The company is liable first
Toward third parties, the company is generally liable — not the individual employee. The company operates the social media channel and is therefore responsible for the content published there.
Employees can be held liable internally
Internally, the company can seek damages if an employee acted with gross negligence or intent. In cases of minor negligence, employees generally are not liable.
Agencies are liable according to the contract
If an external agency caused the mistake, liability depends on the service contract. Without clear contractual rules, it’s difficult to seek recourse from the agency. The same applies here: If you have no processes, you have no arguments when a dispute arises.
How processes reduce liability
Approval workflow: The first line of defense
A documented approval workflow prevents faulty content from being published in the first place. The four-eyes principle is the core: At least two people must review and approve a piece of content before it goes live.
The workflow also helps in the event of damage: If it’s documented that a post was reviewed multiple times, your position in legal disputes is significantly stronger.
Audit trail: The second line of defense
Who created the post? Who approved it? Who published it? This information is indispensable for internal review, potential legal disputes, and compliance audits. Without an audit trail: no answers. With an audit trail: facts, timestamps, evidence.
Access rights: The third line of defense
If only authorized people can publish posts — and the tool enforces this technically — the risk of an unauthorized post is structurally eliminated.
What to do if it happens
1. Delete the post immediately — but take a screenshot first for internal documentation.
2. Clarify internally: How did it happen? Who was involved?
3. Get a legal assessment: Should you expect a warning letter or a fine?
4. Prepare communications: If a public response is necessary, who communicates what?
5. Improve the process: What made the mistake possible? What will change?
6. Document everything: Record the entire incident and all measures taken.
Compliance as liability protection: The preventive approach
The best response to a wrong post is to prevent it. That sounds banal — but it describes exactly what social media compliance does: preventive protection through processes, access rights, and documented approvals.

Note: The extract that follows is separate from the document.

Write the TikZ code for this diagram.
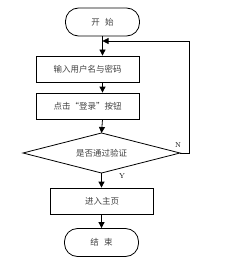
\documentclass[tikz,border=0pt]{standalone}
\usepackage{fontspec}
\newfontfamily\cjk{Noto Sans CJK SC}
\usetikzlibrary{arrows.meta}
\begin{document}
\begin{tikzpicture}[x=1pt,y=-1pt,
  every node/.style={font=\cjk\fontsize{8.5}{10}\selectfont, text=black!75},
  term/.style={draw=black, line width=0.8pt, rounded corners=13pt, minimum width=74pt, minimum height=28pt, inner sep=0pt},
  proc/.style={draw=black, line width=0.8pt, minimum width=103pt, minimum height=26pt, inner sep=0pt},
  dec/.style={draw=black, line width=0.8pt},
  arr/.style={line width=0.8pt, -{Triangle[length=6pt,width=6pt]}},
  lbl/.style={font=\fontsize{7}{8}\selectfont, text=black}]
\useasboundingbox (0,0) rectangle (229,262);
\node[term] (start) at (102.5,22) {开\hspace{0.6em}始};
\node[proc] (in) at (87.5,69) {输入用户名与密码};
\node[proc] (click) at (87.5,106) {点击“登录”按钮};
\coordinate (dtop) at (101.5,133);
\coordinate (dright) at (180,153);
\coordinate (dbot) at (101.5,173);
\coordinate (dleft) at (23,153);
\draw[dec] (dtop) -- (dright) -- (dbot) -- (dleft) -- cycle;
\node (dlab) at (101.5,153) {是否通过验证};
\node[proc] (home) at (102,201) {进入主页};
\node[term] (end) at (101.5,242.5) {结\hspace{0.6em}束};
\coordinate (join) at (102.5,41);
\coordinate (c1) at (189,153);
\coordinate (c2) at (189,41);
\draw[line width=0.8pt] (start.south) -- (join);
\draw[arr] (join) -- (in.north -| join);
\draw[arr] (in.south -| join) -- (click.north -| join);
\draw[arr] (click.south -| join) -- (dtop);
\draw[arr] (dbot) -- (home.north -| dbot);
\draw[arr] (home.south -| dbot) -- (end.north -| dbot);
\draw[arr] (dright) -- (c1) -- (c2) -- (join);
\node[lbl] (n) at (178,145) {N};
\node[lbl] (y) at (122,176) {Y};
\end{tikzpicture}
\end{document}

Companies that have structured approval processes, maintain a complete audit trail, and control access rights are in a much better position if something goes wrong — both for limiting damage and for legal defense.
Luceena technically enforces the four-eyes principle, documents every step in the audit trail, and ensures that only authorized people can publish — compliance as built-in protection.
Conclusion
A wrong post can be expensive. But it’s rarely a random accident — it’s usually the result of missing processes: no approval workflow, no access concept, no four-eyes principle. The solution is preventive. And it starts long before the first post.